There’s a ton of fun to be had here, but it’s also not for the squeamish. BECKY doesn’t hold back when it’s time to get bloody, and some of the torture scenes may be triggering for some viewers. If you like your nasty home invasion thrillers with a side order of childish booby trap violence, this one is a must-see! Not to leave out the fact that this film also has one of the best uses of a Macguffin since Tarantino’s light-up briefcase in PULP FICTION. I know these plot devices annoy some viewers, but I absolutely loved it!
So, there you have it. My top picks for 2020. I know that this year has been weird, and there were certainly fewer offerings this time than in years past. But in the end there were still enough quality showings that I couldn’t even narrow it down to just 5. I was a little disappointed that there were no notable horror video games or shows to report on this time around, at least not for this writer. I mean THE LAST OF US PART II was RAD, but not quite horror…was it? Rest assured that we at FEAR FOREVER will continue to do our part in keeping you all informed in 2021.
If I may share a brief story with you all as my conclusion, I think there’s something to be learned from what we’ve all been through as a collective “we”. When I was a young film student I had a professor who was as big a horror fan as any of us. He often taught several lectures on the horror genre specifically. I remember him saying that horror films are the product of a society in turmoil. He cited the 1920 masterpiece THE CABINET OF DR. CALIGARI as basically being the first true horror film ever made in response to Germany’s loss in WWI and eventual restructuring. He went on to talk about other films and their political counterparts such as GODZILLA and even the entire New French Extremity movement.
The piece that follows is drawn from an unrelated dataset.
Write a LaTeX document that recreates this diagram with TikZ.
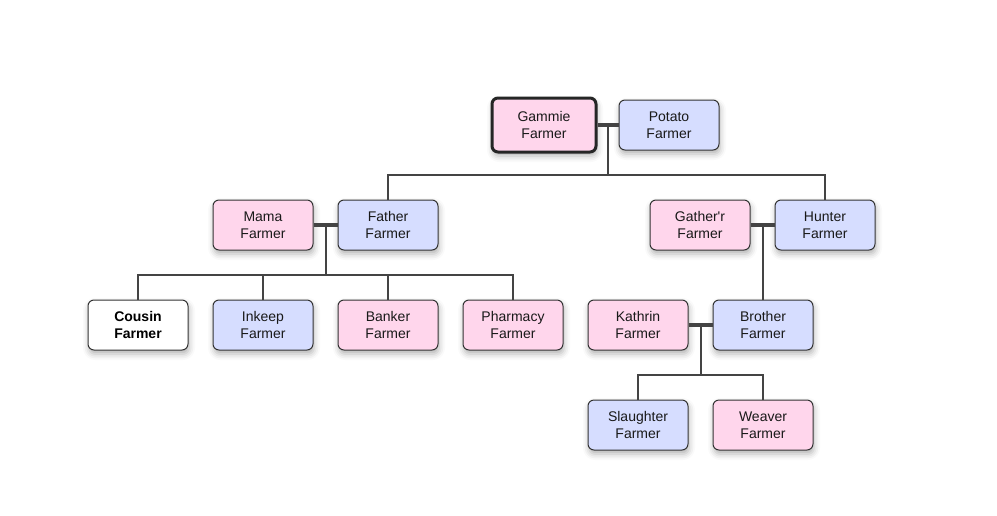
\documentclass[tikz,border=0pt]{standalone}
\usepackage{fontspec}
\setmainfont{Liberation Sans}
\usetikzlibrary{calc,shadows.blur}
\definecolor{pinkf}{HTML}{FFD6EC}
\definecolor{bluef}{HTML}{D6DDFF}
\definecolor{edge}{HTML}{333333}
\definecolor{conn}{HTML}{444444}
\tikzset{
  person/.style={draw=edge, line width=1pt, rounded corners=6pt, minimum width=100pt, minimum height=50pt,
    align=center, inner sep=0pt, font=\fontsize{14}{17}\selectfont, text=black!90,
    blur shadow={shadow xshift=1pt, shadow yshift=-4pt, shadow blur radius=6pt, shadow opacity=30}},
  fem/.style={person, fill=pinkf},
  mal/.style={person, fill=bluef},
  couple/.style={draw=conn, line width=4pt},
  kid/.style={draw=conn, line width=2pt},
}
\begin{document}
\begin{tikzpicture}[x=1pt,y=-1pt]
\useasboundingbox (0,0) rectangle (997,515);
% row 1
\node[fem, line width=3pt, draw=black!85, minimum width=104pt, minimum height=54pt] (gammie) at (544,125) {Gammie\\Farmer};
\node[mal] (potato) at (669,125) {Potato\\Farmer};
% row 2
\node[fem] (mama) at (263,225) {Mama\\Farmer};
\node[mal] (father) at (388,225) {Father\\Farmer};
\node[fem] (gather) at (700,225) {Gather\textquotesingle r\\Farmer};
\node[mal] (hunter) at (825,225) {Hunter\\Farmer};
% row 3
\node[person, fill=white, font=\fontsize{14}{17}\selectfont\bfseries, text=black] (cousin) at (138,325) {Cousin\\Farmer};
\node[mal] (inkeep) at (263,325) {Inkeep\\Farmer};
\node[fem] (banker) at (388,325) {Banker\\Farmer};
\node[fem] (pharmacy) at (513,325) {Pharmacy\\Farmer};
\node[fem] (kathrin) at (638,325) {Kathrin\\Farmer};
\node[mal] (brother) at (763,325) {Brother\\Farmer};
% row 4
\node[mal] (slaughter) at (638,425) {Slaughter\\Farmer};
\node[fem] (weaver) at (763,425) {Weaver\\Farmer};
% couples
\coordinate (c1) at ($(gammie.east)!0.5!(potato.west)$);
\draw[couple] (gammie.east) -- (potato.west);
\draw[kid] (c1) -- ++(0,50) -| (father.north);
\draw[kid] (c1) ++(0,50) -| (hunter.north);
\coordinate (c2) at ($(mama.east)!0.5!(father.west)$);
\draw[couple] (mama.east) -- (father.west);
\draw[kid] (c2) -- ++(0,50) -| (cousin.north);
\draw[kid] (c2) ++(0,50) -| (inkeep.north);
\draw[kid] (c2) ++(0,50) -| (banker.north);
\draw[kid] (c2) ++(0,50) -| (pharmacy.north);
\draw[couple] (gather.east) -- (hunter.west);
\draw[kid] (brother.north) -- (brother.north |- gather.east);
\coordinate (c4) at ($(kathrin.east)!0.5!(brother.west)$);
\draw[couple] (kathrin.east) -- (brother.west);
\draw[kid] (c4) -- ++(0,50) -| (slaughter.north);
\draw[kid] (c4) ++(0,50) -| (weaver.north);
\end{tikzpicture}
\end{document}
It was fascinating to see someone actually draw a line between societal unrest, and the cinema that was reacting to it. My point is, that if this film scholar is to be taken at his word….and after the entire world just faced one of it’s hardest challenges to date for the entirety of mankind…One might be able to conclude that in the coming months and years, we’re all going to be hit in the face with some truly extreme and reactionary cinema. As a connoisseur of the extreme, I say bring it on!…or maybe I should be careful what I wish for. Nonetheless, I believe that the pandemic will hopefully give rise to some of the most visionary and confrontational new talent the world has ever seen.
With that, I ask you all to raise your glasses to the future of horror cinema!